3. Sweep through the events in order:
   • Maintain a running total of the current coverage (number of lamps covering the current position).
   • Whenever the coverage increases to a new maximum, record the position.
   • If multiple positions have the same maximum coverage, keep the smallest one.
4. At the end, return the smallest position with the highest coverage.

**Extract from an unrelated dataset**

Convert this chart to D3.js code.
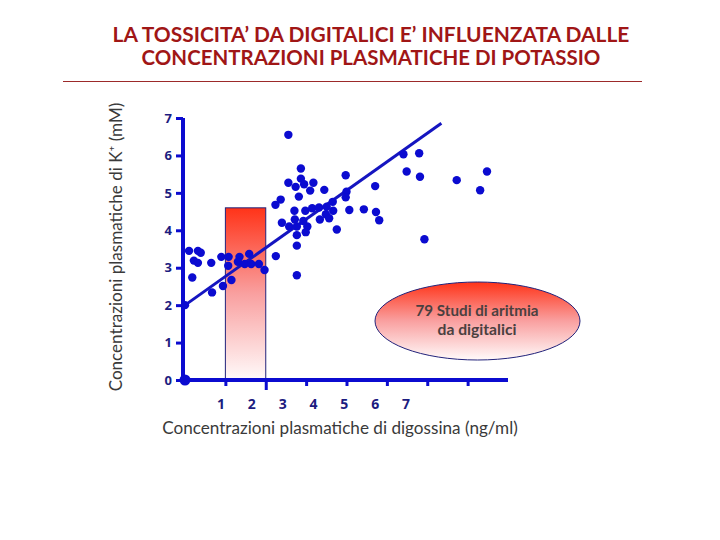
<!DOCTYPE html>
<html><head><meta charset="utf-8">
<script src="https://cdn.jsdelivr.net/npm/d3@7"></script>
<style>body{margin:0;background:#fff}svg{display:block}</style>
</head><body>
<script>
// ---- data ----
const titleLines = ["LA TOSSICITA\u2019 DA DIGITALICI E\u2019 INFLUENZATA DALLE", "CONCENTRAZIONI PLASMATICHE DI POTASSIO"];
const yTitle = "Concentrazioni plasmatiche di K\u207A (mM)";
const xTitle = "Concentrazioni plasmatiche di digossina (ng/ml)";
const yTicks = [0,1,2,3,4,5,6,7];
const xTicks = [1,2,3,4,5,6,7];
const xTickLabels = ["1","2","3","4","5","6","7"];
const noteLines = ["79 Studi di aritmia", "da digitalici"];
const band = {x0:1, x1:2, y0:0, y1:4.6};
const fitLine = [[0,2],[6.35,6.86]];
const digoxin = [0,0,0.10,0.32,0.39,0.22,0.32,0.65,0.18,0.90,1.08,1.07,1.35,1.59,1.31,1.48,1.64,1.83,1.97,1.15,0.94,0.67,
 2.56,2.87,2.56,2.87,2.74,2.95,3.18,3.10,3.45,3.98,2.82,2.37,2.24,4.71,4.00,3.98,3.66,2.71,2.98,3.15,3.32,3.51,3.67,3.49,3.57,3.34,4.07,4.43,4.73,4.81,3.76,2.72,2.40,2.58,2.77,3.03,2.93,2.77,2.99,2.77,2.25,2.77,
 5.41,5.80,5.49,5.82,6.73,7.48,7.31,5.93];
const potassium = [0,2,3.45,3.45,3.40,3.19,3.13,3.13,2.74,3.29,3.29,3.05,3.29,3.37,3.16,3.10,3.10,3.10,2.94,2.67,2.51,2.34,
 6.55,5.65,5.27,5.38,5.16,5.23,5.27,5.06,5.08,5.47,4.90,4.82,4.68,5.18,5.03,4.88,4.76,4.52,4.52,4.59,4.61,4.63,4.52,4.43,4.32,4.29,4.54,4.56,4.49,4.27,4.02,4.29,4.20,4.10,4.10,4.10,4.25,3.87,3.95,3.59,3.31,2.80,
 6.03,6.06,5.57,5.43,5.34,5.57,5.07,3.76];

// ---- drawing ----
const W=720,H=540;
const svg=d3.select("body").append("svg").attr("width",W).attr("height",H);
const defs=svg.append("defs");
function grad(id){
  const g=defs.append("linearGradient").attr("id",id).attr("x1",0).attr("y1",0).attr("x2",0).attr("y2",1);
  g.append("stop").attr("offset","0%").attr("stop-color","#ff3318");
  g.append("stop").attr("offset","50%").attr("stop-color","#f9a0a0");
  g.append("stop").attr("offset","100%").attr("stop-color","#fffafa");
}
grad("gRect"); grad("gEll");

function fit(sel,target){
  let fs=parseFloat(sel.attr("font-size"));
  const w=sel.node().getComputedTextLength();
  sel.attr("font-size",(fs*target/w).toFixed(2));
}

const x=d3.scaleLinear().domain([0,8]).range([185,508]);
const y=d3.scaleLinear().domain([0,7]).range([380,118]);
const xLab=d3.scaleLinear().domain([1,7]).range([221,406]);

// title
const tf="Lato, 'Open Sans', sans-serif";
const tBase=[42,65], tWidth=[517,459];
titleLines.forEach((t,i)=>{
  const s=svg.append("text").attr("x",371).attr("y",tBase[i]).attr("text-anchor","middle")
   .attr("font-family",tf).attr("font-weight","bold").attr("font-size",20).attr("fill","#a01616").text(t);
  fit(s,tWidth[i]);
});
svg.append("line").attr("x1",63).attr("x2",642).attr("y1",81.5).attr("y2",81.5).attr("stroke","#9c2a2a").attr("stroke-width",1);

// band
svg.append("rect").attr("x",x(band.x0)).attr("y",y(band.y1))
 .attr("width",x(band.x1)-x(band.x0)).attr("height",y(band.y0)-y(band.y1))
 .attr("fill","url(#gRect)").attr("stroke","#22227a").attr("stroke-width",1);

// axes
const blue="#0b0bd0";
const yAx=svg.append("g").attr("transform","translate(183,0)").call(d3.axisLeft(y).tickValues(yTicks).tickFormat(d3.format("d")).tickSize(7).tickPadding(4).tickSizeOuter(0));
yAx.select(".domain").attr("stroke",blue).attr("stroke-width",4).attr("d",`M0,${y(0)+2}V${y(7)}`);
yAx.selectAll(".tick line").attr("stroke",blue).attr("stroke-width",3);
yAx.selectAll(".tick text").attr("fill","#1c1c80").attr("font-family","'Open Sans', sans-serif").attr("font-weight","bold").attr("font-size",13);

const xAx=svg.append("g").attr("transform","translate(0,380)").call(d3.axisBottom(x).tickValues(xTicks).tickSize(6).tickSizeOuter(0).tickFormat(""));
xAx.select(".domain").attr("stroke",blue).attr("stroke-width",4).attr("d",`M${x(0)-2},0H${x(8)}`);
xAx.selectAll(".tick line").attr("stroke",blue).attr("stroke-width",3).attr("y2",d=>d===2?10:6);

svg.append("g").selectAll("text").data(xTicks).join("text")
 .attr("x",d=>xLab(d)).attr("y",409).attr("text-anchor","middle")
 .attr("fill","#1c1c80").attr("font-family","'Open Sans', sans-serif").attr("font-weight","bold").attr("font-size",14)
 .text((d,i)=>xTickLabels[i]);

// fit line
svg.append("line").attr("x1",x(fitLine[0][0])).attr("y1",y(fitLine[0][1])).attr("x2",x(fitLine[1][0])).attr("y2",y(fitLine[1][1]))
 .attr("stroke","#1515c0").attr("stroke-width",3);

// dots
svg.append("g").selectAll("circle").data(digoxin.map((d,i)=>[d,potassium[i]])).join("circle")
 .attr("cx",d=>x(d[0])).attr("cy",d=>y(d[1])).attr("r",(d)=>d[0]===0&&d[1]===0?5.5:4.2).attr("fill",blue);

// ellipse note
svg.append("ellipse").attr("cx",477.5).attr("cy",321).attr("rx",102.5).attr("ry",39)
 .attr("fill","url(#gEll)").attr("stroke","#22227a").attr("stroke-width",1);
const nB=[316,335], nW=[123,79];
noteLines.forEach((t,i)=>{
  const s=svg.append("text").attr("x",477).attr("y",nB[i]).attr("text-anchor","middle")
   .attr("font-family",tf).attr("font-weight","bold").attr("font-size",13).attr("fill","#4a4040").text(t);
  fit(s,nW[i]);
});

// axis titles
const xt=svg.append("text").attr("x",340).attr("y",434).attr("text-anchor","middle")
 .attr("font-family",tf).attr("font-size",15).attr("fill","#3a3a3a").text(xTitle);
fit(xt,356);
const yt=svg.append("text").attr("transform","translate(122,247) rotate(-90)").attr("text-anchor","middle")
 .attr("font-family",tf).attr("font-size",14).attr("fill","#3a3a3a").text(yTitle);
fit(yt,289);
</script>
</body></html>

This approach is efficient because it only processes 2n events, regardless of the size of the number line.

Example Walkthrough

Example: lights = [[2, 1], [4, 1], [6, 1]]

• Lamp 1: covers [1, 3]
• Lamp 2: covers [3, 5]
• Lamp 3: covers [5, 7]

We create events:

• At 1: +1 (lamp 1 starts)
• At 3: +1 (lamp 2 starts)
• At 3 + 1 = 4: -1 (lamp 1 ends)
• At 5: +1 (lamp 3 starts)
• At 5 + 1 = 6: -1 (lamp 2 ends)
• At 7 + 1 = 8: -1 (lamp 3 ends)

Sorting and sweeping:

• At 1: coverage=1 (max so far), brightest=1
• At 3: coverage=2 (max so far), brightest=3
• At 4: coverage=1
• At 5: coverage=2 (ties max, but 3 < 5, so brightest remains 3)
• At 6: coverage=1
• At 8: coverage=0

Code Implementation

class Solution:
    def brightestPosition(self, lights):
        events = []
        for pos, rng in lights:
            events.append((pos - rng, 1))
            events.append((pos + rng + 1, -1))
        events.sort()
        
        max_cover = 0
        curr_cover = 0
        brightest = None
        
        for pos, delta in events:
            curr_cover += delta
            if curr_cover > max_cover:
                max_cover = curr_cover
                brightest = pos
        return brightest
      

class Solution {
public:
    int brightestPosition(vector<vector<int>>& lights) {
        vector<pair<long long, int>> events;
        for (auto& lamp : lights) {
            long long pos = lamp[0], rng = lamp[1];
            events.emplace_back(pos - rng, 1);
            events.emplace_back(pos + rng + 1, -1);
        }
        sort(events.begin(), events.end());
        int maxCover = 0, currCover = 0;
        long long brightest = 0;
        for (auto& [pos, delta] : events) {
            currCover += delta;
            if (currCover > maxCover) {
                maxCover = currCover;
                brightest = pos;
            }
        }
        return static_cast<int>(brightest);
    }
};
      

import java.util.*;
class Solution {
    public int brightestPosition(int[][] lights) {
        List<long[]> events = new ArrayList<>();
        for (int[] lamp : lights) {
            long pos = lamp[0], rng = lamp[1];
            events.add(new long[]{pos - rng, 1});
            events.add(new long[]{pos + rng + 1, -1});
        }
        events.sort(Comparator.comparingLong(a -> a[0]));
        int maxCover = 0, currCover = 0;
        long brightest = 0;
        for (long[] event : events) {
            currCover += event[1];
            if (currCover > maxCover) {
                maxCover = currCover;
                brightest = event[0];
            }
        }
        return (int)brightest;
    }
}
      

var brightestPosition = function(lights) {
    let events = [];
    for (const [pos, rng] of lights) {
        events.push([pos - rng, 1]);
        events.push([pos + rng + 1, -1]);
    }
    events.sort((a, b) => a[0] - b[0]);
    let maxCover = 0, currCover = 0, brightest = null;
    for (const [pos, delta] of events) {
        currCover += delta;
        if (currCover > maxCover) {
            maxCover = currCover;
            brightest = pos;
        }
    }
    return brightest;
};
      

Time and Space Complexity

• Brute-force approach: If we checked every possible position, the time and space would be prohibitive (up to O(R), where R is the range of all covered positions, which can be up to 2 × 10⁹).
• Optimized sweep-line approach:
  • We create two events per lamp, so O(n) events.
  • Sorting the events takes O(n log n).
  • Sweeping through the events is O(n).
  • Total time complexity: O(n log n)
  • Space complexity: O(n) for the events array

This makes the solution efficient and scalable even for large inputs.

Summary

The key insight is that the number of lamps covering any position only changes at the start or end of a lamp's range. By focusing on these events, we can efficiently find the brightest position using a sweep-line algorithm, processing only O(n) events. This avoids the impracticality of simulating the entire number line and leads to a concise, elegant solution.